-- begin Information provided --
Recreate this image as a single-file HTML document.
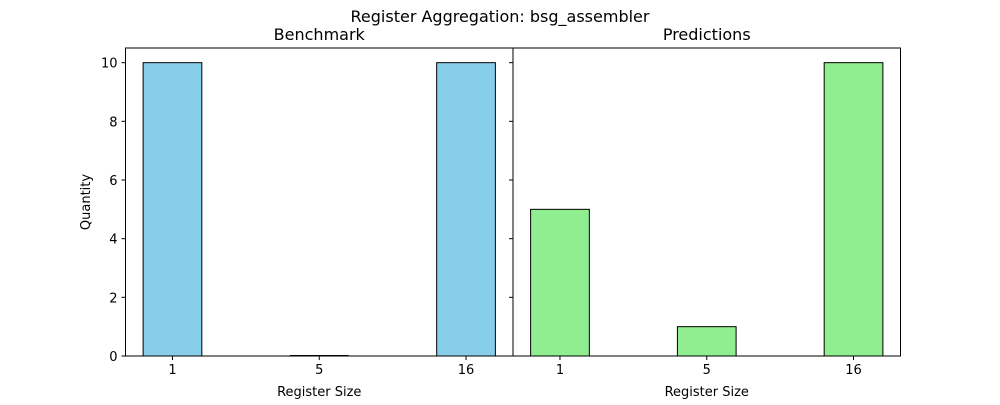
<!DOCTYPE html>
<html><head><meta charset="utf-8"><style>
body{margin:0;background:#fff;font-family:"Liberation Sans","DejaVu Sans",sans-serif;}
svg text{font-family:"DejaVu Sans","Liberation Sans",sans-serif;}
</style></head><body>
<svg id="chart" width="1000" height="400" xmlns="http://www.w3.org/2000/svg">
<rect width="1000" height="400" fill="#fff"/>
<text x="500" y="22" font-size="16" text-anchor="middle">Register Aggregation: bsg_assembler</text>
</svg>
<script>
const categories = ["1","5","16"];
const benchmarkValues = [10,0,10];
const predictionValues = [5,1,10];
const yTicks = [0,2,4,6,8,10];
const svgEl = document.getElementById('chart');
const NS = 'http://www.w3.org/2000/svg';
function mk(tag, attrs, parent){const e=document.createElementNS(NS,tag);for(const k in attrs)e.setAttribute(k,attrs[k]);(parent||svgEl).appendChild(e);return e;}
const plotTop=48,plotBottom=356;
function yScale(v){return plotBottom-(v/10.5)*(plotBottom-plotTop);}
function panel(x0,x1,vals,color,title,showY,name){
  const g=mk('g',{});
  
  
  const w=x1-x0;
  const xScale=i=>x0+(i+0.32)/2.64*w;
  const bw=0.4/2.64*w;
  vals.forEach((v,i)=>{
    const y=yScale(v);
    const r=mk('rect',{x:xScale(i)-bw/2,y:y,width:bw,height:Math.max(plotBottom-y,0),fill:color,stroke:'#000','stroke-width':1},g);
    
    
    if(v===0){
      const zl=mk('line',{x1:xScale(i)-bw/2,x2:xScale(i)+bw/2,y1:plotBottom-0.5,y2:plotBottom-0.5,stroke:'#000'},g);
      
      
    }
    mk('line',{x1:xScale(i),x2:xScale(i),y1:plotBottom,y2:plotBottom+4,stroke:'#000'},g);
    const lb=mk('text',{x:xScale(i),y:plotBottom+18,'font-size':13,'text-anchor':'middle'},g);
    lb.textContent=categories[i];
    
    
  });
  yTicks.forEach(v=>{
    mk('line',{x1:x0-4,x2:x0,y1:yScale(v),y2:yScale(v),stroke:'#000'},g);
    if(showY){
      const t=mk('text',{x:x0-8,y:yScale(v)+5,'font-size':13,'text-anchor':'end'},g);
      t.textContent=v;
      
      
    }
  });
  mk('rect',{x:x0,y:plotTop,width:w,height:plotBottom-plotTop,fill:'none',stroke:'#000','stroke-width':1},g);
  const tt=mk('text',{x:(x0+x1)/2,y:40,'font-size':16,'text-anchor':'middle'},g);
  tt.textContent=title;
  
  
  const xl=mk('text',{x:(x0+x1)/2,y:396,'font-size':13,'text-anchor':'middle'},g);
  xl.textContent='Register Size';
  
  
}
panel(125.5,513,benchmarkValues,'#87ceeb','Benchmark',true,'benchmark-panel');
panel(513,900.5,predictionValues,'#90ee90','Predictions',false,'predictions-panel');
const yl=mk('text',{x:90,y:202,'font-size':13,'text-anchor':'middle',transform:'rotate(-90 90 202)'});
yl.textContent='Quantity';


</script>
</body></html>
-- end Information provided --
● Goal
Extract from the material all lines containing the string "document".

● Answer below
Recreate this image as a single-file HTML document.
const svgEl = document.getElementById('chart');
function mk(tag, attrs, parent){const e=document.createElementNS(NS,tag);for(const k in attrs)e.setAttribute(k,attrs[k]);(parent||svgEl).appendChild(e);return e;}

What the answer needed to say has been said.